Analogous function obtains the next depth frame. The only change is the type and size of the buffer, as the depth frame is single channel 16 bit per pixel.
Finally, we are all set to do the recognition. The face recognition task consists of the following steps:

  1. Detect the faces in video frame
  2. Crop the faces and process them
  3. Predict the identity

For face detection, we use OpenCV CascadeClassifier. OpenCV provides the extracted features for the classifier for both the frontal and the profile faces. However, in video both the slight and major variations from these positions are present. We thus increase the tolerance for the false positives to prevent the cases when the track of the face is lost between the frames.
The classifier is simply initialized by loading the set of features using its load function.

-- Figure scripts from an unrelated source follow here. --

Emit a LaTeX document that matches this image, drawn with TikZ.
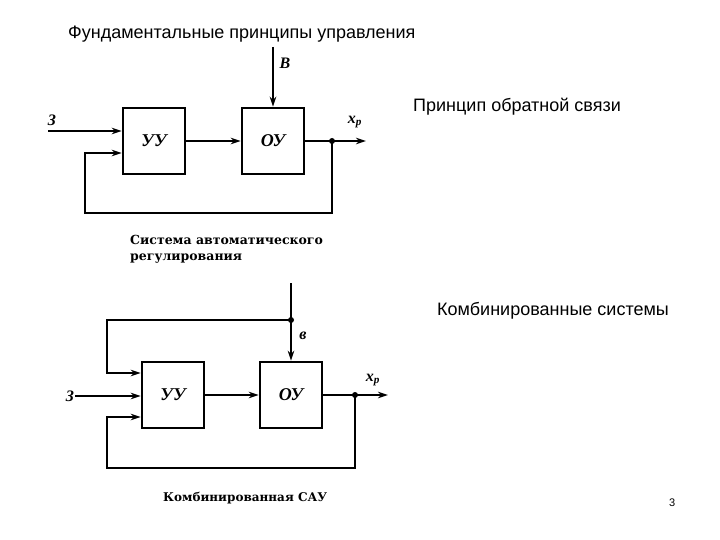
\documentclass[tikz,border=0pt]{standalone}
\usepackage{fontspec}
\setmainfont{Liberation Sans}
\newfontfamily\scanfont{Liberation Serif}
\newfontfamily\capfont{DejaVu Serif}
\usetikzlibrary{positioning, arrows.meta}

\begin{document}
\begin{tikzpicture}[x=1pt, y=-1pt, node distance=119pt, on grid, auto,
    block/.style={draw, line width=2.6pt, minimum width=62pt, minimum height=66pt,
      font=\scanfont\bfseries\itshape\fontsize{18}{18}\selectfont},
    wire/.style={line width=2.6pt, -{Stealth[length=10pt,width=6.5pt]}},
    sig/.style={font=\scanfont\bfseries\itshape\fontsize{16}{16}\selectfont, inner sep=1pt},
    dot/.style={circle, fill, inner sep=0pt, minimum size=6pt},
    heading/.style={anchor=base west, inner sep=0pt, font=\fontsize{18}{18}\selectfont},
    caption/.style={inner sep=0pt, align=left, font=\capfont\bfseries\fontsize{12.5}{16}\selectfont}]
            \useasboundingbox (0,0) rectangle (720,540);
            % feedback loop
            \node [block] (yy1) at (154,141) {УУ};
            \node [block] [right=of yy1] (oy1) {ОУ};
            \node [sig] (z1) at (52,120) {З};
            \coordinate (in1) at (48,131);
            \coordinate (d1) at (273,47);
            \node [sig] (v1) at (285,63) {В};
            \node [dot] (br1) at (332,141) {};
            \coordinate (out1) at (366,141);
            \node [sig] (xp1) at (355,122) {x\textsubscript{р}};
            \coordinate (c1) at (85,213);
            \path[wire]
            	(in1) edge (in1 -| yy1.west)
            	(yy1) edge (oy1)
            	(d1) edge (oy1.north)
            	(oy1) edge (out1);
            \draw[wire] (br1.center) |- (c1) |- ([yshift=-12pt]yy1.west);
            % combined system
            \node [block] (yy2) at (173,395) {УУ};
            \node [block] [right=118pt of yy2] (oy2) {ОУ};
            \node [sig] (z2) at (70,396) {З};
            \coordinate (d2) at (291,283);
            \node [dot] (j2) at (291,320) {};
            \node [sig] (v2) at (303,336) {в};
            \node [dot] (br2) at (355,395) {};
            \coordinate (out2) at (388,395);
            \node [sig] (xp2) at (373,380) {x\textsubscript{р}};
            \coordinate (c2) at (107,320);
            \coordinate (c3) at (107,468);
            \path[wire]
            	(z2) edge (z2 -| yy2.west)
            	(yy2) edge (oy2)
            	(d2) edge (oy2.north)
            	(oy2) edge (out2);
            \draw[wire] (j2.center) -- (c2) |- ([yshift=22pt]yy2.west);
            \draw[wire] (br2.center) |- (c3) |- ([yshift=-22pt]yy2.west);
            % texts
            \node [heading] (title) at (68,39) {Фундаментальные принципы управления};
            \node [heading] (p1) at (413,112) {Принцип обратной связи};
            \node [heading] (p2) at (437,315) {Комбинированные системы};
            \node [caption, anchor=north west] (cap1) at (130,235) {Система автоматического\\регулирования};
            \node [caption, anchor=base west, font=\capfont\bfseries\fontsize{12}{14}\selectfont] (cap2) at (163,501) {Комбинированная САУ};
            \node [anchor=base west, inner sep=0pt, font=\fontsize{11}{11}\selectfont] (pg) at (669,506) {3};
            \end{tikzpicture}
\end{document}
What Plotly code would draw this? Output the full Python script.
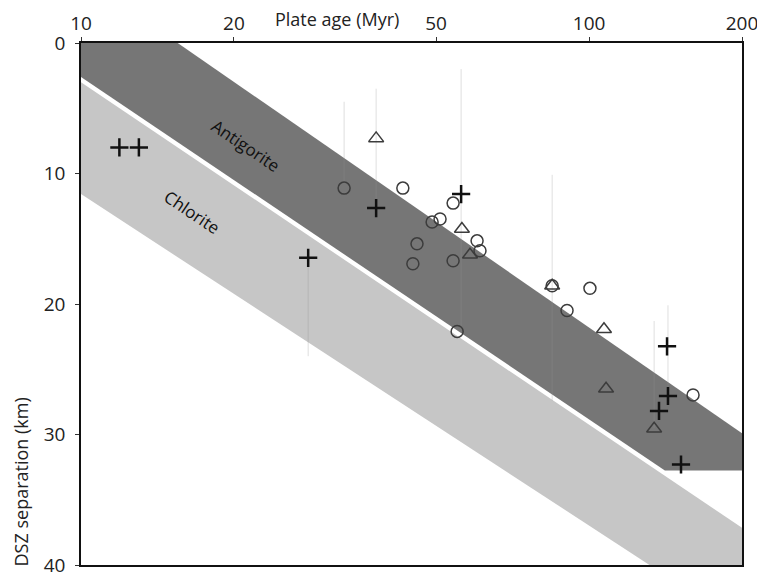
import math
import plotly.graph_objects as go

# ---- data ----
# Antigorite stability band polygon (plate age in Myr, DSZ separation in km)
antigorite_age = [10, 15.5, 200, 200, 141, 10]
antigorite_depth = [0, 0, 29.9, 32.76, 32.76, 2.6]
# Chlorite stability band polygon
chlorite_age = [10, 200, 200, 131.5, 10]
chlorite_depth = [3.0, 37.15, 40, 40, 11.58]

# Observations
cross_age = [11.9, 13.0, 28.0, 38.1, 56.0, 142.4, 143.0, 137.3, 151.7]
cross_depth = [8.0, 8.0, 16.46, 12.65, 11.58, 23.24, 27.05, 28.19, 32.3]

tri_age = [38.1, 56.2, 58.3, 84.6, 107.0, 108.0, 134.3]
tri_depth = [7.31, 14.25, 16.23, 18.6, 21.94, 26.5, 29.56]

circ_age = [32.95, 43.0, 54.0, 49.1, 50.9, 45.85, 45.0, 54.0, 60.2, 61.0,
            55.0, 84.6, 100.4, 90.5, 160.2]
circ_depth = [11.12, 11.12, 12.27, 13.71, 13.49, 15.39, 16.91, 16.69, 15.16, 15.92,
              22.1, 18.6, 18.8, 20.5, 26.97]

# faint uncertainty ranges (vertical)
range_age = [28.0, 32.95, 38.1, 56.0, 84.6, 134.3, 143.0]
range_top = [16.5, 4.5, 3.5, 2.0, 10.1, 21.3, 20.1]
range_bottom = [24.0, 10.7, 12.7, 22.0, 27.4, 29.5, 27.0]

x_ticks = [10, 20, 50, 100, 200]
y_ticks = [0, 10, 20, 30, 40]

FONT = "Open Sans"

fig = go.Figure()

fig.add_trace(go.Scatter(x=chlorite_age, y=chlorite_depth, fill="toself",
                         fillcolor="#c6c6c6", line=dict(width=0), mode="lines",
                         hoverinfo="skip", showlegend=False))
fig.add_trace(go.Scatter(x=antigorite_age, y=antigorite_depth, fill="toself",
                         fillcolor="#767676", line=dict(width=0), mode="lines",
                         hoverinfo="skip", showlegend=False))

rx, ry = [], []
for a, t, b in zip(range_age, range_top, range_bottom):
    rx += [a, a, None]
    ry += [t, b, None]
fig.add_trace(go.Scatter(x=rx, y=ry, mode="lines",
                         line=dict(color="rgba(150,150,150,0.3)", width=1),
                         hoverinfo="skip", showlegend=False))

fig.add_trace(go.Scatter(x=circ_age, y=circ_depth, mode="markers",
                         marker=dict(symbol="circle-open", size=12, color="#3c3c3c",
                                     line=dict(color="#3c3c3c", width=1.5)),
                         showlegend=False))
fig.add_trace(go.Scatter(x=tri_age, y=tri_depth, mode="markers",
                         marker=dict(symbol="triangle-up-open", size=13, color="#3c3c3c",
                                     line=dict(color="#3c3c3c", width=1.5)),
                         showlegend=False))
fig.add_trace(go.Scatter(x=cross_age, y=cross_depth, mode="markers",
                         marker=dict(symbol="cross-thin-open", size=13, color="#111111",
                                     line=dict(color="#111111", width=2.5)),
                         showlegend=False))

fig.add_annotation(x=math.log10(21.1), y=7.85, xref="x", yref="y", text="Antigorite",
                   textangle=34, showarrow=False,
                   font=dict(family=FONT, size=17, color="#111111"))
fig.add_annotation(x=math.log10(16.6), y=12.95, xref="x", yref="y", text="Chlorite",
                   textangle=34, showarrow=False,
                   font=dict(family=FONT, size=17, color="#111111"))

fig.add_annotation(x=0.387, y=1.046, xref="paper", yref="paper", text="Plate age (Myr)",
                   showarrow=False, xanchor="center", yanchor="middle",
                   font=dict(family=FONT, size=18, color="#222222"))
fig.add_annotation(x=-0.0908, y=0.16, xref="paper", yref="paper", text="DSZ separation (km)",
                   textangle=-90, showarrow=False, xanchor="center", yanchor="middle",
                   font=dict(family=FONT, size=18, color="#222222"))

fig.update_xaxes(type="log", range=[1, math.log10(200)], side="top",
                 tickvals=x_ticks, ticktext=[str(v) for v in x_ticks],
                 ticks="outside", ticklen=4, tickcolor="#333", automargin=False,
                 ticklabeloverflow="allow",
                 showline=True, linecolor="#111", linewidth=1.5, mirror=True,
                 showgrid=False, zeroline=False,
                 tickfont=dict(family=FONT, size=19, color="#222222"))
fig.update_yaxes(range=[40, 0], tickvals=y_ticks, automargin=False,
                 ticklabeloverflow="allow",
                 ticks="outside", ticklen=4, tickcolor="#333",
                 showline=True, linecolor="#111", linewidth=1.5, mirror=True,
                 showgrid=False, zeroline=False, ticklabelstandoff=6,
                 tickfont=dict(family=FONT, size=19, color="#222222"))

fig.update_layout(width=757, height=578, autosize=False,
                  margin=dict(l=81, r=15, t=43, b=13),
                  plot_bgcolor="white", paper_bgcolor="white",
                  showlegend=False)

fig.write_html("out.html")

CascadeClassifier cascadeClassifier;
cascadeClassifier.load(PATH_TO_FEATURES_XML);

The face detection is done as follows:

vector<Mat> getFaces(const Mat frame, vector<Rect_<int>> &rectangles)
{
	Mat grayFrame;
	cvtColor(frame, grayFrame, CV_BGR2GRAY);

	cascadeClassifier.detectMultiScale(grayFrame, rectangles, 1.1, 5);

	vector<Mat> faces;
	for (Rect_<int> face : rectangles){
		Mat detectedFace = grayFrame(face);
		Mat faceResized;
		resize(detectedFace, faceResized, Size(240, 240), 1.0, 1.0, INTER_CUBIC);
		faces.push_back(faceResized);
	}
	return faces;
}

With faces detected, we are set to proceed to recognition. The recognition process is as follows:

Mat colorFrame = getNextColorFrame();
vector<Rect_<int>> rectangles;
vector<Mat> faces = getFaces(colorFrameResized, rectangles);
int label = -1;
label = fr->predict(face);
string box_text = format("Prediction = %d", label);
putText(originalFrame, box_text, Point(rectangles[i].tl().x, rectangles[i].tl().y), FONT_HERSHEY_PLAIN, 1.0, CV_RGB(0, 255, 0), 2.0);

Nose tip detection is done as follows:

unsigned short minReliableDistance;
unsigned short maxReliableDistance;
Mat depthFrame = getNextDepthFrame(&minReliableDistance, &maxReliableDistance);
double scale = 255.0 / (maxReliableDistance - minReliableDistance);
depthFrame.convertTo(depthFrame, CV_16UC1, scale);

// detect nose tip
// only search for the nose tip in the head area
Mat deptHeadRegion = depthFrame(rectangles[i]);
			
// Nose is probably the local minima in the head area
double min, max;
Point minLoc, maxLoc;
minMaxLoc(deptHeadRegion, &min, &max, &minLoc, &maxLoc);
	minLoc.x += rectangles[i].x;
	minLoc.y += rectangles[i].y;

// Draw the circle at proposed nose position.
circle(depthFrame, minLoc, 5, 255, -1);

To conclude, we provide a simple implementation that allows the detection and recognition of human faces within a video. The room for improvement is that rather than allowing more false positives in detection phase, the detected nose tip can be used for face tracking.